**Given task:** Don't include pictures. Quote the lines below from the first through the line that contains "plt.rcParams['font.family'] = ['Lato', 'DejaVu".
**** Collected data ****
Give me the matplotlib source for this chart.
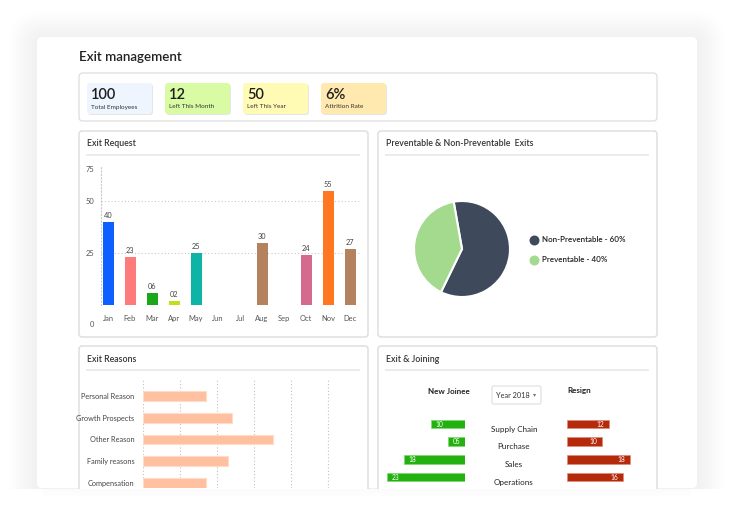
import matplotlib
matplotlib.use("Agg")
import matplotlib.pyplot as plt
from matplotlib.patches import FancyBboxPatch
from matplotlib.transforms import ScaledTranslation, blended_transform_factory

plt.rcParams['font.family'] = ['Lato', 'DejaVu Sans']

# ---- data ----
kpi_values = ['100', '12', '50', '6%']
kpi_labels = ['Total Employees', 'Left This Month', 'Left This Year', 'Attrition Rate']
kpi_colors = ['#EEF5FE', '#D9FBA3', '#FFFBB5', '#FFE9AE']

months = ['Jan', 'Feb', 'Mar', 'Apr', 'May', 'Jun', 'Jul', 'Aug', 'Sep', 'Oct', 'Nov', 'Dec']
exit_requests = [40, 23, 6, 2, 25, 0, 0, 30, 0, 24, 55, 27]
month_colors = ['#0B60FF', '#FF7B7B', '#1AA81A', '#C3DE1C', '#10B4A4', '#999999', '#999999',
                '#B5825F', '#999999', '#D46B8E', '#FF7722', '#B5825F']
req_ticks = [0, 25, 50, 75]

pie_labels = ['Non-Preventable', 'Preventable']
pie_values = [60, 40]
pie_colors = ['#3E4A5B', '#A3DA8D']

reasons = ['Personal Reason', 'Growth Prospects', 'Other Reason', 'Family reasons', 'Compensation']
reason_counts = [17, 24, 35, 23, 17]

departments = ['Supply Chain', 'Purchase', 'Sales', 'Operations']
new_joinee = [10, 5, 18, 23]
resign = [12, 10, 18, 16]

W, H = 734, 524
fig = plt.figure(figsize=(W / 100, H / 100), dpi=100, facecolor='white')

bg = fig.add_axes([0, 0, 1, 1])
bg.set_xlim(0, W)
bg.set_ylim(H, 0)
bg.axis('off')
bg.set_zorder(-1)


def px_axes(x0, y0, x1, y1):
    a = fig.add_axes([x0 / W, 1 - y1 / H, (x1 - x0) / W, (y1 - y0) / H])
    a.patch.set_alpha(0)
    return a


def box(x0, y0, x1, y1, fc='white', ec='#E2E2E2', lw=1, r=3, alpha=1, z=1):
    bg.add_patch(FancyBboxPatch((x0, y0), x1 - x0, y1 - y0,
                                boxstyle='round,pad=0,rounding_size=%g' % r,
                                fc=fc, ec=ec, lw=lw, alpha=alpha, zorder=z))


# outer card with soft shadow
for i in range(14, 0, -1):
    box(37 - i * 2, 37 - i * 2 + 2, 697 + i * 2, 488 + i * 2 + 2, fc='#A0A0A0', ec='none',
        r=6 + i * 2, alpha=0.007, z=0)
box(37, 37, 697, 488, fc='white', ec='none', r=5, z=0.5)

bg.text(79, 57, 'Exit management', fontsize=9.6, fontweight='semibold', color='#222222',
        va='center', ha='left')

# KPI strip
box(79, 73, 657, 121, ec='#E0E0E0', lw=1, r=4)
for i, (v, lab, c) in enumerate(zip(kpi_values, kpi_labels, kpi_colors)):
    x0 = 87 + i * 78
    box(x0 + 1, 84, x0 + 66, 115, fc='#E6E6E6', ec='none', r=3, z=1)
    box(x0, 83, x0 + 65, 114, fc=c, ec='none', r=3, z=1.2)
    bg.text(x0 + 4, 95, v, fontsize=10.5, fontweight='semibold', color='#1E1E1E',
            va='center', ha='left', zorder=2)
    bg.text(x0 + 4, 107, lab, fontsize=4.6, color='#333333', va='center', ha='left', zorder=2)

# panels
panels = [(79, 131, 368, 337, 'Exit Request'),
          (378, 131, 657, 337, 'Preventable & Non-Preventable  Exits'),
          (79, 346, 368, 500, 'Exit Reasons'),
          (378, 346, 657, 500, 'Exit & Joining')]
for x0, y0, x1, y1, title in panels:
    box(x0, y0, x1, y1, ec='#DCDCDC', lw=1, r=3)
    bg.text(x0 + 8, y0 + 13, title, fontsize=6.3, fontweight='semibold', color='#333333',
            va='center', ha='left', zorder=2)
    bg.plot([x0 + 8, x1 - 9], [y0 + 24, y0 + 24], color='#E9E9E9', lw=1.3, zorder=2)

# cut the card at its bottom edge
bg.add_patch(plt.Rectangle((0, 489), W, 40, fc='white', ec='none', zorder=3))
for i in range(8):
    bg.add_patch(plt.Rectangle((37 + 6, 489 + i), 660 - 12, 1, fc='#A0A0A0', ec='none',
                               alpha=0.04 * (8 - i) / 8, zorder=3.1))

# ---- Exit Request bar chart ----
ax = px_axes(101, 149, 360, 305)
xs = list(range(len(months)))
bars = ax.bar(xs, exit_requests, width=0.5, color=month_colors, zorder=3)
ax.bar_label(bars, labels=[f'{v:02d}' if v else '' for v in exit_requests],
             padding=2, fontsize=5.3, color='#444444')
ax.set_xlim(-0.32, 11.45)
ax.set_ylim(0, 75)
ax.set_xticks(xs)
ax.set_xticklabels(months)
ax.set_yticks(req_ticks)
ax.tick_params(length=0, labelsize=5.4, labelcolor='#555555')
ax.tick_params(axis='x', pad=7)
ax.tick_params(axis='y', pad=5)
for s in ['top', 'right', 'bottom']:
    ax.spines[s].set_visible(False)
ax.spines['left'].set_linestyle((0, (1, 2)))
ax.spines['left'].set_color('#C8C8C8')
ax.spines['left'].set_bounds(0, 67)
ax.yaxis.grid(True, linestyle=(0, (1, 2)), color='#C8C8C8', lw=0.8)
ax.get_ygridlines()[3].set_visible(False)
ylabs = ax.get_yticklabels()
ylabs[0].set_transform(ylabs[0].get_transform() + ScaledTranslation(0, -19 / 100, fig.dpi_scale_trans))
ylabs[3].set_transform(ylabs[3].get_transform() + ScaledTranslation(0, -20 / 100, fig.dpi_scale_trans))

# ---- pie ----
pax = px_axes(414, 201, 510, 297)
pax.pie(pie_values, colors=pie_colors, startangle=100, counterclock=False,
        wedgeprops=dict(edgecolor='white', linewidth=1.5))
pax.set_xlim(-1, 1)
pax.set_ylim(-1, 1)
for i, (lab, v, c) in enumerate(zip(pie_labels, pie_values, pie_colors)):
    yy = 240 + i * 20
    bg.scatter([534], [yy], s=38, color=c, zorder=2)
    bg.text(542, yy, f'{lab} - {v}%', fontsize=5.8, fontweight='semibold', color='#222222',
            va='center', ha='left', zorder=2)

# ---- Exit Reasons ----
rax = px_axes(143, 380, 357, 488)
ys = list(range(len(reasons)))
rax.barh(ys, reason_counts, height=0.45, color='#FFC09F', edgecolor='#FFDCC8', lw=0.8, zorder=3)
rax.set_ylim(4.23, -0.73)
rax.set_xlim(0, 57.8)
rax.set_xticks([0, 10, 20, 30, 40, 50])
rax.set_yticks(ys)
rax.set_yticklabels(reasons)
rax.tick_params(length=0, labelsize=5.3, labelcolor='#444444', pad=6)
rax.tick_params(axis='x', labelbottom=False)
rax.xaxis.grid(True, linestyle=(0, (1, 2)), color='#C0C0C0', lw=0.8)
for s in rax.spines.values():
    s.set_visible(False)

# ---- Exit & Joining ----
bg.text(449, 391, 'New Joinee', fontsize=5.8, fontweight='bold', color='#222222',
        ha='center', va='center')
bg.text(567, 391, 'Resign', fontsize=5.8, fontweight='bold', color='#222222',
        ha='left', va='center')
box(492, 386, 541, 404, ec='#DDDDDD', lw=0.8, r=2)
bg.text(496, 396, 'Year 2018', fontsize=5.3, color='#333333', ha='left', va='center', zorder=2)
bg.text(535, 395, '▾', fontsize=4.5, color='#777777', ha='center', va='center', zorder=2,
        family=['DejaVu Sans'])

rows = list(range(len(departments)))
lax = px_axes(377, 412, 465, 488)
gb = lax.barh(rows, new_joinee, height=0.5, color='#22B10F', edgecolor='#7FD86F', lw=0.5)
lax.set_xlim(26, 0)
lax.set_ylim(3.62, -0.68)
lax.bar_label(gb, labels=[f'{v:02d}' for v in new_joinee], label_type='edge', padding=-9,
              fontsize=4.8, color='white')
lax.axis('off')

rax2 = px_axes(567, 412, 655, 488)
rb = rax2.barh(rows, resign, height=0.5, color='#B52A0A', edgecolor='#E08A78', lw=0.5)
rax2.set_xlim(0, 25)
rax2.set_ylim(3.62, -0.68)
rax2.bar_label(rb, labels=[f'{v:02d}' for v in resign], label_type='edge', padding=-9,
               fontsize=4.8, color='white')
rax2.axis('off')
tr = blended_transform_factory(bg.transData, rax2.transData)
for r, d in zip(rows, departments):
    rax2.text(514, r + 0.3, d, transform=tr, fontsize=5.8, color='#222222',
              ha='center', va='center', clip_on=False)

fig.savefig('out.png', dpi=100, facecolor='white')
****
**The output:**
Give me the matplotlib source for this chart.
import matplotlib
matplotlib.use("Agg")
import matplotlib.pyplot as plt
from matplotlib.patches import FancyBboxPatch
from matplotlib.transforms import ScaledTranslation, blended_transform_factory

plt.rcParams['font.family'] = ['Lato', 'DejaVu Sans']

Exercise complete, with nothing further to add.